▶ **Written request**:
Print nothing but the lines from the start of the listing below through the line that contains "title_font = dict(family='DejaVu". Do not include the pictures.

= = =

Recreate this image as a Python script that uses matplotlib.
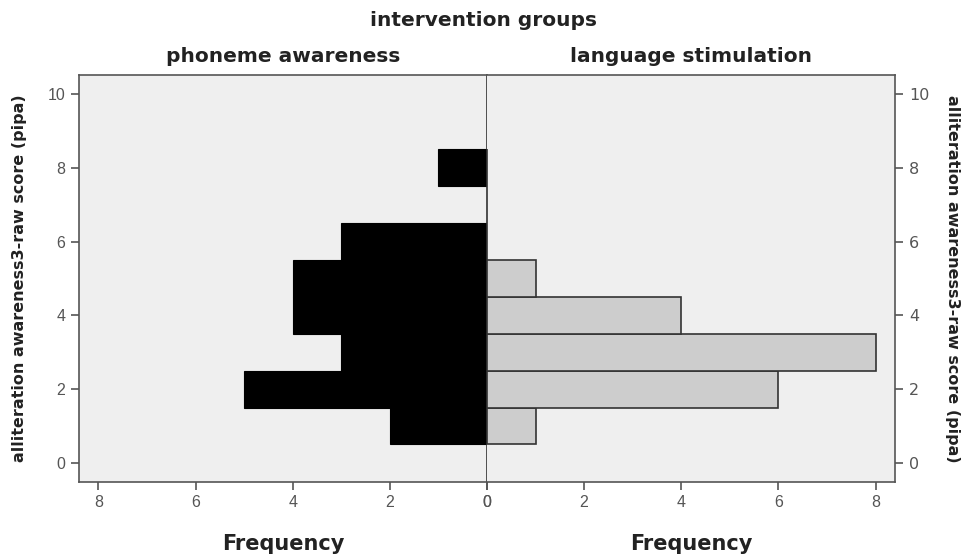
import numpy as np
import matplotlib.pyplot as plt

# alliteration awareness raw score bins and frequencies per group
scores = [1, 2, 3, 4, 5, 6, 7, 8]
phoneme_freq = [2, 5, 3, 4, 4, 3, 0, 1]
language_freq = [1, 6, 8, 4, 1, 0, 0, 0]
x_ticks = [0, 2, 4, 6, 8]
y_ticks = [0, 2, 4, 6, 8, 10]

bg = '#efefef'
spine = '#555555'
tick_col = '#555555'
title_font = dict(family='DejaVu Sans', weight='bold', color='#222222')

fig = plt.figure(figsize=(9.66, 5.58), dpi=100)
ax_l = fig.add_axes([0.0818, 0.1362, 0.4224, 0.7294])
ax_r = fig.add_axes([0.5041, 0.1362, 0.4224, 0.7294])

ax_l.barh(scores, phoneme_freq, height=1.0, color='black', edgecolor='black', linewidth=0.8)
ax_r.barh(scores, language_freq, height=1.0, color='#cdcdcd', edgecolor='#333333', linewidth=1.2)

for ax in (ax_l, ax_r):
    ax.set_facecolor(bg)
    ax.set_xlim(0, 8.4)
    ax.set_ylim(-0.52, 10.52)
    ax.set_xticks(x_ticks)
    ax.set_yticks(y_ticks)
    for s in ax.spines.values():
        s.set_color(spine)
        s.set_linewidth(1.2)
    ax.tick_params(axis='both', direction='out', length=6, width=1.2, color=spine,
                   labelcolor=tick_col, labelsize=11.5)
    for lbl in ax.get_xticklabels() + ax.get_yticklabels():
        lbl.set_family('Liberation Sans')
    ax.set_xlabel('Frequency', fontsize=15, labelpad=17, **title_font)

ax_l.invert_xaxis()
ax_l.spines['right'].set_color('#333333')
ax_r.spines['left'].set_visible(False)
ax_r.yaxis.tick_right()
ax_r.yaxis.set_label_position('right')
ax_l.tick_params(axis='y', pad=4)
ax_r.tick_params(axis='y', pad=4)

ax_l.set_ylabel('alliteration awareness3-raw score (pipa)', fontsize=11.5, labelpad=15, **title_font)
ax_r.set_ylabel('alliteration awareness3-raw score (pipa)', fontsize=11.5, labelpad=22,
                rotation=270, **title_font)

ax_l.set_title('phoneme awareness', fontsize=14.5, pad=9, **title_font)
ax_r.set_title('language stimulation', fontsize=14.5, pad=9, **title_font)
fig.text(0.5, 0.963, 'intervention groups', ha='center', va='center', fontsize=14.5, **title_font)

fig.savefig('out.png', dpi=100, facecolor='white')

= = =

▶ **Output for this exercise**:
Recreate this image as a Python script that uses matplotlib.
import numpy as np
import matplotlib.pyplot as plt

# alliteration awareness raw score bins and frequencies per group
scores = [1, 2, 3, 4, 5, 6, 7, 8]
phoneme_freq = [2, 5, 3, 4, 4, 3, 0, 1]
language_freq = [1, 6, 8, 4, 1, 0, 0, 0]
x_ticks = [0, 2, 4, 6, 8]
y_ticks = [0, 2, 4, 6, 8, 10]

bg = '#efefef'
spine = '#555555'
tick_col = '#555555'
title_font = dict(family='DejaVu Sans', weight='bold', color='#222222')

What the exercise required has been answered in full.